Um país movido a BBBs e Paollas |
Nos anos
1980, Renato Russo vociferava nas rádios, nos toca-discos e nos toca-fitas
(lembra deles?): “Que país é esse?”, em sua música na qual atacava os desmandos
políticos da nação. “Nas favelas, no Senado, sujeira pra todo lado. Ninguém
respeita a Constituição, mas todos acreditam no futuro da nação. Que país é
esse?” Três décadas se passaram (e como passaram rápido!), mas muito pouca
coisa mudou no aspecto político. Houve, sim, um rodízio de cadeiras, mas a
roubalheira continuou. Nosso dinheiro apenas passou a rechear outros bolsos.
Mas, para quem acha que as coisas não podem piorar e que o fundo do poço não
pode ser ainda mais escavado, convido-o a pensar no aspecto moral deste país.
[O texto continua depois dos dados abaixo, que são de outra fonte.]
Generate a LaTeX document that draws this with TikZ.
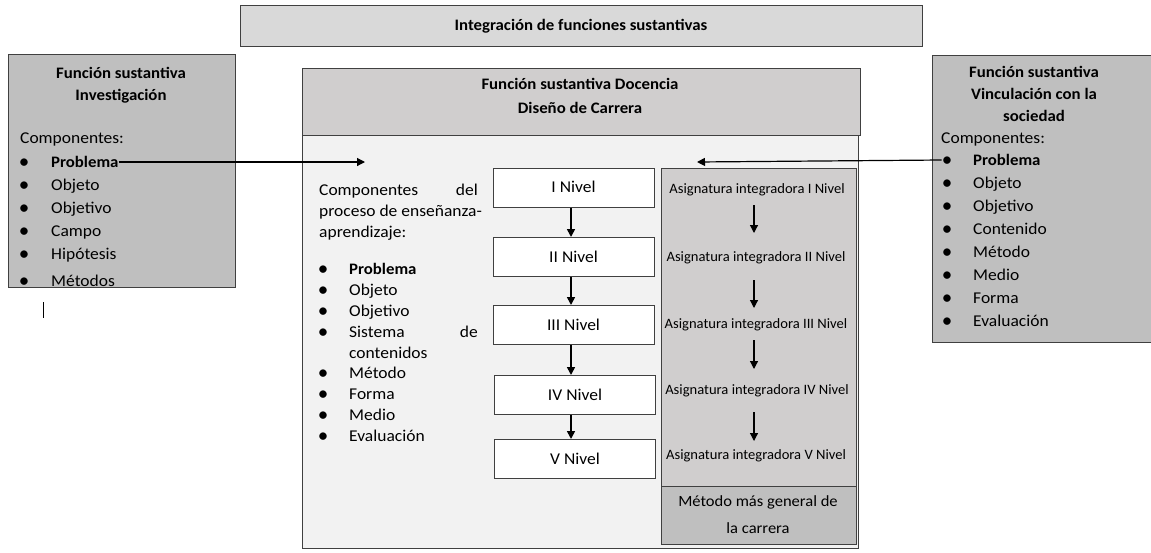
\documentclass[tikz,border=0pt]{standalone}
\usepackage{fontspec}
\setmainfont{Carlito}
\usetikzlibrary{arrows.meta}
\definecolor{topfill}{HTML}{D9D9D9}
\definecolor{sidefill}{HTML}{BFBFBF}
\definecolor{headfill}{HTML}{D0CECE}
\definecolor{bodyfill}{HTML}{F2F2F2}
\definecolor{edge}{HTML}{404040}
\newfontfamily\regfont[FakeStretch=1.06]{Carlito}
\newfontfamily\boldfont[FakeStretch=1.05]{Carlito Bold}
\newfontfamily\smallfont[FakeStretch=1.02]{Carlito}
\newcommand{\fr}{\regfont\fontsize{16.5}{19}\selectfont}
\newcommand{\fb}{\boldfont\fontsize{16}{19}\selectfont}
\newcommand{\fs}{\smallfont\fontsize{14.3}{17}\selectfont}
\newcommand{\fm}{\regfont\fontsize{15.6}{18}\selectfont}
\tikzset{
  frame/.style={draw=edge, line width=1pt},
  nivel/.style={frame, fill=white, minimum width=161pt, minimum height=39pt, inner sep=0pt, font=\fr, text depth=0pt, text height=10pt},
  t/.style={anchor=base west, inner sep=0pt, font=\fr},
  tr/.style={anchor=base east, inner sep=0pt, font=\fr},
  tc/.style={anchor=base, inner sep=0pt, font=\fb},
  tb/.style={anchor=base west, inner sep=0pt, font=\fb},
  asig/.style={anchor=base, inner sep=0pt, font=\fs},
  bul/.style={anchor=base, inner sep=0pt, font=\fontsize{21}{21}\selectfont},
  arr/.style={-{Triangle[length=8pt,width=8pt]}, line width=1.6pt},
  arrthin/.style={-{Triangle[length=8pt,width=8pt]}, line width=1.2pt},
}
\begin{document}
\begin{tikzpicture}[x=1pt,y=-1pt]
\useasboundingbox (0,0) rectangle (1151,552);
% top box
\node[frame, fill=topfill, minimum width=682pt, minimum height=41pt, anchor=north west, inner sep=0pt] (top) at (240,5) {};
\node[tc] (toptxt) at (581,30) {Integración de funciones sustantivas};

% left box
\node[frame, fill=sidefill, minimum width=227pt, minimum height=233pt, anchor=north west, inner sep=0pt] (left) at (8,54) {};
\node[tc] (lt1) at (121,78) {Función sustantiva};
\node[tc] (lt2) at (121,100) {Investigación};
\node[t] (lc) at (20,143) {Componentes:};
\begin{scope}
\clip (8,54) rectangle (235,286.5);
\node[bul] (lb1) at (24,168) {•};
\node[tb] (lp) at (51,167) {Problema};
\node[bul] (lb2) at (24,191) {•};
\node[t] (lo1) at (51,190) {Objeto};
\node[bul] (lb3) at (24,214) {•};
\node[t] (lo2) at (51,213) {Objetivo};
\node[bul] (lb4) at (24,237) {•};
\node[t] (lo3) at (51,236) {Campo};
\node[bul] (lb5) at (24,260) {•};
\node[t] (lo4) at (51,259) {Hipótesis};
\node[bul] (lb6) at (24,287) {•};
\node[t] (lo5) at (51,286.5) {Métodos};
\end{scope}
\coordinate (cur1) at (43,302);
\coordinate (cur2) at (43,318);
\draw[line width=1pt] (cur1) -- (cur2);

% middle big box
\node[frame, fill=bodyfill, minimum width=556pt, minimum height=480pt, anchor=north west, inner sep=0pt] (mid) at (302,68) {};
\node[frame, fill=headfill, minimum width=558pt, minimum height=67pt, anchor=north west, inner sep=0pt] (head) at (302,68) {};
\node[tc] (h1) at (580,89) {Función sustantiva Docencia};
\node[tc] (h2) at (580,113) {Diseño de Carrera};

\node[t] (c1) at (319,195) {Componentes};
\node[tr] (c1b) at (478,195) {del};
\node[t] (c2) at (319,216) {proceso de enseñanza-};
\node[t] (c3) at (319,237) {aprendizaje:};
\node[bul] (mb1) at (323,275) {•};
\node[tb] (m1) at (349,274) {Problema};
\node[bul] (mb2) at (323,296) {•};
\node[t] (m2) at (349,295) {Objeto};
\node[bul] (mb3) at (323,317) {•};
\node[t] (m3) at (349,316) {Objetivo};
\node[bul] (mb4) at (323,338) {•};
\node[t] (m4) at (349,337) {Sistema};
\node[tr] (m4b) at (478,337) {de};
\node[t] (m4c) at (349,358) {contenidos};
\node[bul] (mb5) at (323,379) {•};
\node[t] (m5) at (349,378) {Método};
\node[bul] (mb6) at (323,400) {•};
\node[t] (m6) at (349,399) {Forma};
\node[bul] (mb7) at (323,421) {•};
\node[t] (m7) at (349,420) {Medio};
\node[bul] (mb8) at (323,442) {•};
\node[t] (m8) at (349,441) {Evaluación};

% nivel boxes
\node[nivel] (n1) at (573.5,187.5) {I Nivel};
\node[nivel] (n2) at (573.5,257) {II Nivel};
\node[nivel] (n3) at (573.5,325) {III Nivel};
\node[nivel] (n4) at (575,395) {IV Nivel};
\node[nivel] (n5) at (575,459) {V Nivel};
\draw[arr] (n1.south -| 571,0) -- (n2.north -| 571,0);
\draw[arr] (n2.south -| 571,0) -- (n3.north -| 571,0);
\draw[arr] (n3.south -| 571,0) -- (n4.north -| 571,0);
\draw[arr] (n4.south -| 571,0) -- (n5.north -| 571,0);

% integrating column
\node[frame, fill=headfill, minimum width=195pt, minimum height=318pt, anchor=north west, inner sep=0pt] (col) at (661,168) {};
\node[frame, fill=sidefill, minimum width=195pt, minimum height=58pt, anchor=north west, inner sep=0pt] (met) at (661,486) {};
\node[asig, font=\fm] (met1) at (758,506) {Método más general de};
\node[asig, font=\fm] (met2) at (758,533) {la carrera};
\node[asig] (a1) at (757,193) {Asignatura integradora I Nivel};
\node[asig] (a2) at (756,261) {Asignatura integradora II Nivel};
\node[asig] (a3) at (756,328) {Asignatura integradora III Nivel};
\node[asig] (a4) at (757,394) {Asignatura integradora IV Nivel};
\node[asig] (a5) at (756,459) {Asignatura integradora V Nivel};
\coordinate (ar1a) at (754,205); \coordinate (ar1b) at (754,233);
\coordinate (ar2a) at (754,280); \coordinate (ar2b) at (754,308);
\coordinate (ar3a) at (754,340); \coordinate (ar3b) at (754,369);
\coordinate (ar4a) at (754,412); \coordinate (ar4b) at (754,441);
\draw[arrthin] (ar1a) -- (ar1b);
\draw[arrthin] (ar2a) -- (ar2b);
\draw[arrthin] (ar3a) -- (ar3b);
\draw[arrthin] (ar4a) -- (ar4b);

% right box
\node[frame, fill=sidefill, minimum width=220pt, minimum height=287pt, anchor=north west, inner sep=0pt] (right) at (932,55) {};
\node[tc] (rt1) at (1034,77) {Función sustantiva};
\node[tc] (rt2) at (1034,99) {Vinculación con la};
\node[tc] (rt3) at (1034,121) {sociedad};
\node[t] (rc) at (941,143) {Componentes:};
\node[bul] (rb1) at (947,166) {•};
\node[tb] (rp) at (973,165) {Problema};
\node[bul] (rb2) at (947,189) {•};
\node[t] (r2) at (973,188) {Objeto};
\node[bul] (rb3) at (947,212) {•};
\node[t] (r3) at (973,211) {Objetivo};
\node[bul] (rb4) at (947,235) {•};
\node[t] (r4) at (973,234) {Contenido};
\node[bul] (rb5) at (947,258) {•};
\node[t] (r5) at (973,257) {Método};
\node[bul] (rb6) at (947,281) {•};
\node[t] (r6) at (973,280) {Medio};
\node[bul] (rb7) at (947,304) {•};
\node[t] (r7) at (973,303) {Forma};
\node[bul] (rb8) at (947,327) {•};
\node[t] (r8) at (973,326) {Evaluación};

% connectors
\coordinate (inL) at (365,162);
\coordinate (inR) at (697,162);
\draw[arrthin] (lp.east |- 0,162) -- (inL);
\draw[arrthin] (rb1.west |- 0,160) -- (inR);
\end{tikzpicture}
\end{document}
Aí bate o desânimo de vez. Vem outro carnaval aí, e o Ministério da Saúde volta
a espalhar seus conselhos: transe à vontade, tudo é festa, só não se esqueça de
usar a camisinha. Na TV, mais uma das não sei quantas edições do Big Brother
Brasil ganha espaço na mídia, com matérias como esta, no site da maior revista
semanal do País: “São
apenas oito dias de confinamento, mas a carência afetiva já sobe pelas paredes
da casa do Big Brother Brasil 15. Que o
digam Rafael e Talita, que decidiram parar de se segurar e deram início, nesta
madrugada, ao rali sexual da edição 2015 do reality
show, logo após a Festa Árabe preparada pela produção. Com respiração
ofegante, juras de amor e peças de roupas íntimas perdidas, ficou bastante
claro: já rolando de um tudo embaixo dos edredons. Mesmo sem o devido preparo:
a aeromoça teve de solicitar à produção do programa uma pílula do dia seguinte,
para garantir que não venha um rebento com cara de Pedro Bial por aí.”
Bastante instrutivo, não? Mesmo quem não assiste fica
sabendo do que acontece debaixo dos tais edredons. E, para a moçada desta
pátria amada, fica o ensinamento: faça o que você quiser, só não deixe de se
prevenir com preservativo e pílula abortiva, como se houvesse preservativo para
os sentimentos e as consequências inevitáveis de uma vida desregrada. “Que país
é este?”
Nas redes sociais, em lugar de debaterem seriamente a
triste situação da Petrobrás, o risco iminente de que milhões de pessoas acabem
sem água e no caos urbano, a perseguição e a morte de cristãos em países
dominados por radicais islâmicos (imagine que alguém vai dar bola para eles...
Pra que estragar nossa festa, não é mesmo?), o assunto que ganhou destaque,
ficando no topo dos Trend Topics do
Twitter e na boca do povo, foi uma parte anatômica da atriz Paolla Oliveira,
que, fiquei sabendo depois, faz o papel de uma prostituta numa série intitulada
“Felizes Para Sempre”, veiculada na maior emissora de TV do Brasil – a mesma
que usa sua concessão pública para exibir o educativo BBB.
Como levar este país a sério? O carnaval está chegando.
Pode até faltar água, mas não nos tirem o pão, a cerveja e o circo. Podem até
roubar nosso suado dinheirinho, só não nos deixem sem a diversão garantida
pelos BBBs e as Paollas da vida. Queremos distração. Queremos perversão. O
maior problema não será a sede e a sujeira ocasionadas pela falta d’água. O
maior problema é a sujeira moral, do coração, e a fome da alma, que estão ali,
mas todos tentam ignorar, fazendo de conta que não existem.
Que país é este? O pedaço de um mundo à beira do
precipício, a poucos centímetros de cair nele.
Michelson Borges
Obs.: Por que resolvi escrever este texto? Porque o barulho distante, mas irritante, do ensaio de uma escola de samba ou baile, não sei, atrapalhou meu sono.